Last night, the Incredible Dement shocked the nation. Appearing on BBC2, armed with only a Euro-Rover ticket and a large hat, he toured the Continent, boldly seeking out destinations where others fear to tread. Everywhere he went, it was either raining or snowing, for these were the lands that God forgot. Soon it became apparent that, when the ID was on the road, all roads led, not to sun and the Eternal City, but to snow, and an another altogether different type of Eternity. They led to Zurich, to a dapper blue house tucked away on an industrial estate – a planning requirement, you understand – where a Mr Peter Smedley, late of the canning concern, was about to do to himself what his family had spent decades doing to peas. The only difference was that Smedley would emerge not in a can, but an urn. He had come to Dignitas, to die.
Outside, it was snowing. Mr Smedley approached his canning experience with a light Scott of the Antarctic touch. One expected him at any moment to say that he was just going outside, and might be some time. But it was not to be that way. In the cold light of the camera, Smedley downed his canning draught. Outside, it continued to snow. Inside, he exchanged light but tender words of comfort with his wife. Then he coughed, groaned, called for water, groaned again, cleared his throat, snorted, snored, and died. Just like that. The ID announced ‘a result’, and even had a good word for the snow, it being the ‘right kind’ of snow, before declaring Smedley a hero, the bravest man he had ever met. That is as may be. Certainly, Smedley showed courage and fortitude. But in Dr No’s eyes, the real hero, or rather heroine, was the Lady from Rhodesia, Smedley’s wife. It was her courage, her fortitude, and her dignity that was outstanding, so much so that it made the hardened Dr No want to weep.

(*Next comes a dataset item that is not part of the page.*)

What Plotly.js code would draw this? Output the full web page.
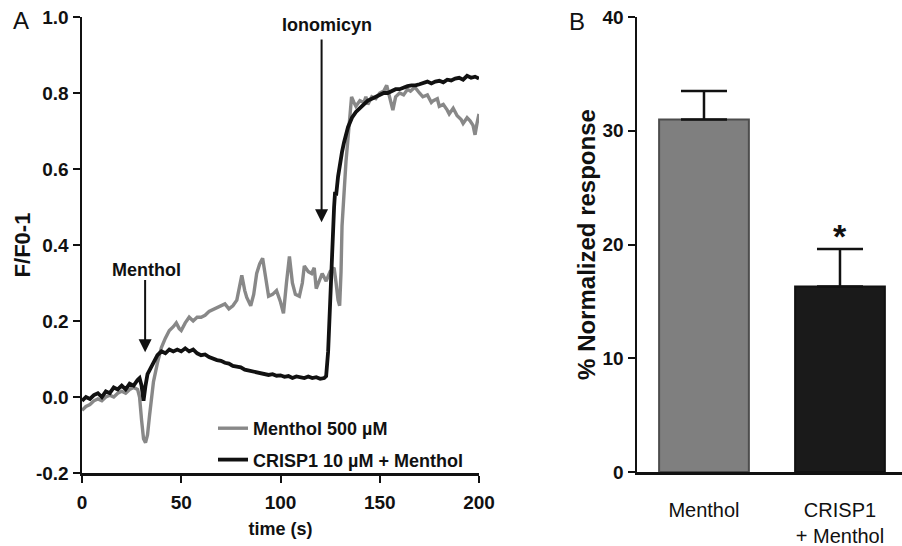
<!DOCTYPE html>
<html>
<head>
<meta charset="utf-8">
<script src="https://cdn.plot.ly/plotly-3.0.1.min.js"></script>
<style>html,body{margin:0;padding:0;background:#fff;}#chart{width:902px;height:546px;}</style>
</head>
<body>
<div id="chart"></div>
<script>
// Panel A: Menthol 500 µM (gray) trace
const tMenthol = [0,2,4,6,8,10,12,14,16,18,20,22,24,26,28,29,30,31,32,33,34,35,36,38,40,42,44,46,47.5,49,50,52,54,56,58,60,62,64,66,68,70,72,74,76,78,79.5,80.5,82,83,85,86.5,88,89.5,91,92.5,94,96,98,100,101.5,103,104.5,106,107.5,109.5,111,112,114,115.7,117,118,120,121,123,125,126,127,128,129,129.8,130.5,131,132,133,134,135,135.8,137,138,140,142,143,144,146,148,150,152,153.5,155,156.6,158,160,162,164,165.5,167.7,170,171.7,174,176,177,179,180,182,184,185,187,189,191,192,194,195.5,197,198,199,200];
const vMenthol = [-0.035,-0.025,-0.02,-0.01,-0.005,-0.01,0.0,0.005,0.0,0.01,0.015,0.01,0.02,0.025,0.02,0.0,-0.06,-0.11,-0.12,-0.1,-0.05,0.0,0.04,0.09,0.13,0.155,0.175,0.185,0.195,0.18,0.175,0.195,0.21,0.2,0.21,0.21,0.215,0.225,0.23,0.235,0.238,0.245,0.232,0.24,0.255,0.3,0.32,0.28,0.262,0.24,0.27,0.325,0.35,0.365,0.32,0.265,0.27,0.28,0.25,0.22,0.3,0.37,0.3,0.27,0.265,0.3,0.345,0.33,0.325,0.34,0.285,0.31,0.325,0.305,0.33,0.335,0.34,0.3,0.255,0.24,0.33,0.45,0.54,0.62,0.68,0.74,0.79,0.775,0.765,0.78,0.775,0.79,0.77,0.79,0.785,0.8,0.805,0.82,0.79,0.755,0.79,0.8,0.795,0.81,0.805,0.815,0.8,0.79,0.795,0.775,0.78,0.785,0.765,0.77,0.755,0.745,0.76,0.74,0.73,0.72,0.735,0.727,0.715,0.69,0.72,0.745];

// Panel A: CRISP1 10 µM + Menthol (black) trace
const tCrisp = [0,2,4,6,8,10,12,14,16,18,20,22,24,26,28,29,30,31,32,33,34,36,38,40,42,44,46,48,50,52,54,56,58,60,62,64,66,68,70,72,74,76,78,80,82,84,86,88,90,92,94,96,98,100,102,104,106,108,110,112,114,116,118,120,122,123,124,125,126,127,127.5,128,129,130,131,132,134,136,138,140,142,144,146,148,150,152,154,156,158,160,162,164,166,168,170,172,174,176,178,180,182,184,186,188,190,192,194,196,198,200];
const vCrisp = [-0.01,0.0,-0.005,0.005,0.01,0.0,0.015,0.01,0.025,0.02,0.03,0.02,0.035,0.03,0.045,0.05,0.03,-0.01,0.03,0.06,0.07,0.09,0.11,0.12,0.115,0.125,0.12,0.125,0.12,0.128,0.12,0.125,0.115,0.11,0.112,0.105,0.1,0.097,0.095,0.09,0.088,0.082,0.08,0.078,0.072,0.07,0.068,0.066,0.064,0.06,0.058,0.06,0.056,0.057,0.053,0.055,0.05,0.054,0.052,0.05,0.054,0.05,0.052,0.048,0.05,0.055,0.12,0.27,0.38,0.5,0.54,0.53,0.58,0.62,0.645,0.67,0.71,0.735,0.75,0.76,0.77,0.78,0.785,0.79,0.795,0.8,0.8,0.805,0.81,0.81,0.815,0.818,0.82,0.82,0.823,0.826,0.83,0.825,0.83,0.832,0.828,0.835,0.833,0.838,0.84,0.835,0.845,0.84,0.843,0.838];

// Panel B: bar chart
const barCategories = ['Menthol', 'CRISP1<br>+ Menthol'];
const barValues = [31.0, 16.3];
const barErrors = [2.5, 3.3];

// Tick labels
const tickValsA_y = [-0.2, 0.0, 0.2, 0.4, 0.6, 0.8, 1.0];
const tickTextA_y = ['-0.2', '0.0', '0.2', '0.4', '0.6', '0.8', '1.0'];
const tickValsA_x = [0, 50, 100, 150, 200];
const tickValsB_y = [0, 10, 20, 30, 40];

const FONT = 'Liberation Sans, Arial, Helvetica, sans-serif';

const traces = [
  {
    x: tMenthol, y: vMenthol, type: 'scatter', mode: 'lines',
    name: '<b>Menthol 500 µM</b>', legendgroup: 'g1',
    line: {color: '#888888', width: 3.4},
    xaxis: 'x', yaxis: 'y'
  },
  {
    x: tCrisp, y: vCrisp, type: 'scatter', mode: 'lines',
    name: '<b>CRISP1 10 µM + Menthol</b>', legendgroup: 'g2',
    line: {color: '#111111', width: 3.8},
    xaxis: 'x', yaxis: 'y'
  },
  {
    x: barCategories, y: barValues, type: 'bar', showlegend: false,
    width: 0.66,
    marker: {color: ['#7f7f7f', '#1a1a1a'], line: {color: ['#4d4d4d', '#111111'], width: 2}},
    error_y: {type: 'data', symmetric: false, array: barErrors, arrayminus: [0, 0],
              color: '#111111', thickness: 2.5, width: 23},
    xaxis: 'x2', yaxis: 'y2'
  }
];

const axisCommon = {
  showgrid: false, zeroline: false, showline: true, linecolor: '#111', linewidth: 2.5,
  ticks: 'outside', ticklen: 7, tickwidth: 2, tickcolor: '#111',
  tickfont: {family: FONT, size: 19, color: '#111', weight: 'bold'}
};

const layout = {
  width: 902, height: 546,
  margin: {l: 0, r: 0, t: 0, b: 0},
  paper_bgcolor: '#fff', plot_bgcolor: '#fff',
  font: {family: FONT, color: '#111'},
  showlegend: true,
  legend: {
    x: 213/902, y: (546-410)/546, xanchor: 'left', yanchor: 'top',
    bgcolor: 'rgba(0,0,0,0)', borderwidth: 0,
    font: {family: FONT, size: 18, color: '#111'},
    tracegroupgap: 5, itemwidth: 30
  },
  xaxis: Object.assign({}, axisCommon, {
    domain: [82/902, 479/902], range: [0, 200], anchor: 'y',
    tickvals: tickValsA_x, ticklabelstandoff: 4,
    title: {text: '<b>time (s)</b>', font: {family: FONT, size: 18, color: '#111'}, standoff: 10}
  }),
  yaxis: Object.assign({}, axisCommon, {
    domain: [73/546, 529/546], range: [-0.2, 1.0], anchor: 'x',
    tickvals: tickValsA_y, ticktext: tickTextA_y,
    title: {text: '<b>F/F0-1</b>', font: {family: FONT, size: 22, color: '#111'}, standoff: 0}
  }),
  xaxis2: Object.assign({}, axisCommon, {
    domain: [637/902, 1], range: [-0.4926, 1.456], anchor: 'y2',
    ticks: '', type: 'category', ticklabelstandoff: 18,
    tickfont: {family: FONT, size: 20, color: '#111'}
  }),
  yaxis2: Object.assign({}, axisCommon, {
    domain: [74/546, 529/546], range: [0, 40], anchor: 'x2',
    tickvals: tickValsB_y,
    title: {text: '<b>% Normalized response</b>', font: {family: FONT, size: 24, color: '#111'}, standoff: 0}
  }),
  annotations: [
    {text: 'A', xref: 'paper', yref: 'paper', x: 21/902, y: (546-21)/546, showarrow: false,
     font: {family: FONT, size: 24, color: '#111'}, xanchor: 'center', yanchor: 'middle'},
    {text: 'B', xref: 'paper', yref: 'paper', x: 577/902, y: (546-22)/546, showarrow: false,
     font: {family: FONT, size: 24, color: '#111'}, xanchor: 'center', yanchor: 'middle'},
    {text: '<b>Ionomicyn</b>', xref: 'paper', yref: 'paper', x: 327/902, y: (546-25)/546, showarrow: false,
     font: {family: FONT, size: 18, color: '#111'}, xanchor: 'center', yanchor: 'middle'},
    {text: '', xref: 'x', yref: 'y', x: 120.7, y: 0.46, axref: 'x', ayref: 'y', ax: 120.7, ay: 0.945,
     showarrow: true, arrowhead: 2, arrowsize: 1.3, arrowwidth: 2, arrowcolor: '#111'},
    {text: '<b>Menthol</b>', xref: 'paper', yref: 'paper', x: 146/902, y: (546-270)/546, showarrow: false,
     font: {family: FONT, size: 18, color: '#111'}, xanchor: 'center', yanchor: 'middle'},
    {text: '', xref: 'x', yref: 'y', x: 31.8, y: 0.118, axref: 'x', ayref: 'y', ax: 31.8, ay: 0.312,
     showarrow: true, arrowhead: 2, arrowsize: 1.3, arrowwidth: 2, arrowcolor: '#111'},
    {text: '<b>*</b>', xref: 'x2', yref: 'paper', x: 1, y: (546-236)/546, showarrow: false,
     font: {family: FONT, size: 34, color: '#111'}, xanchor: 'center', yanchor: 'middle'}
  ]
};

Plotly.newPlot('chart', traces, layout, {displayModeBar: false, staticPlot: true});
</script>
</body>
</html>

Now, this programme was well made, even if it was barely one stop short of an advertorial for Dignitas and, more generally, assisted suicide. Many column inches have already been written about it, and no doubt many more have yet to come, focusing on the merits or otherwise of broadcasting footage of real death (Dr No is of the view that it was right to air it), and on the neo-sacred right to self-determination for those of sound mind and settled intent (and here Dr No finds that in the abstraction of the debating chamber, this right, taken on its own, is unassailable). So, instead, Dr No is going to consider two other, and to his eyes neglected but important, related matters, which the film did touch on, but only glancingly: the mindset of those who choose to die, and the effect of their actions on those they leave behind.
The fact remains that, however much one may wrap it in Dignitas snow, the act of suicide is at its root an aggressive act: the wilful termination of a human life. But aggression is a strange thing: it doesn’t have to be violent and active; instead, it can at times be quiet and passive – so called passive-aggression, such that the passive-aggressive individual is as a ‘snowball with rocks inside’: outwardly perhaps fluffy, but inwardly certainly barbed. And, in a discomforting way, sentient, planned open assisted suicide is the ultimate act of passive-aggression: the ultimate ‘f*ck you!’ – however gently and politely it is said.
There was a telling moment in the programme, towards Smedley’s end, when his wife offered him chocolates, ostensibly to sweeten the bitter draught to come. But, it seemed to Dr No, there was something else going on: a last but one chance for a loving wife to give something to the man she loved; and so it was as much about her being able to give, and him being able to receive. But he didn’t. ‘I don’t think it’ll matter’ he said, as he looked away, and the body language said it all. Had he had the grace to accept the – albeit macabre – gift, not for its purpose, but for its symbolism, Dr No would have felt less awkward.
Dr No suspects he was not alone in wondering about the darker motives of the two men filmed in their determination to die. Indeed – to give it its due, there were hints of this question in the programme, notably in the asides and glances of the ID’s assistant, Rob, as there were too on the related matter of the effect of suicide on those who are left behind. For it is they who are the ones who have to live daily with the history of willed death: and, as John Donne said, no man is an island, entire of itself…
We may be able to satisfy ourselves of the right to self-determination in the abstract isolation of the debating chamber. But can we do so so easily in the real world, where the wider ramifications of the ultimate act of passive-aggression cast their ripples in ever deepening circles?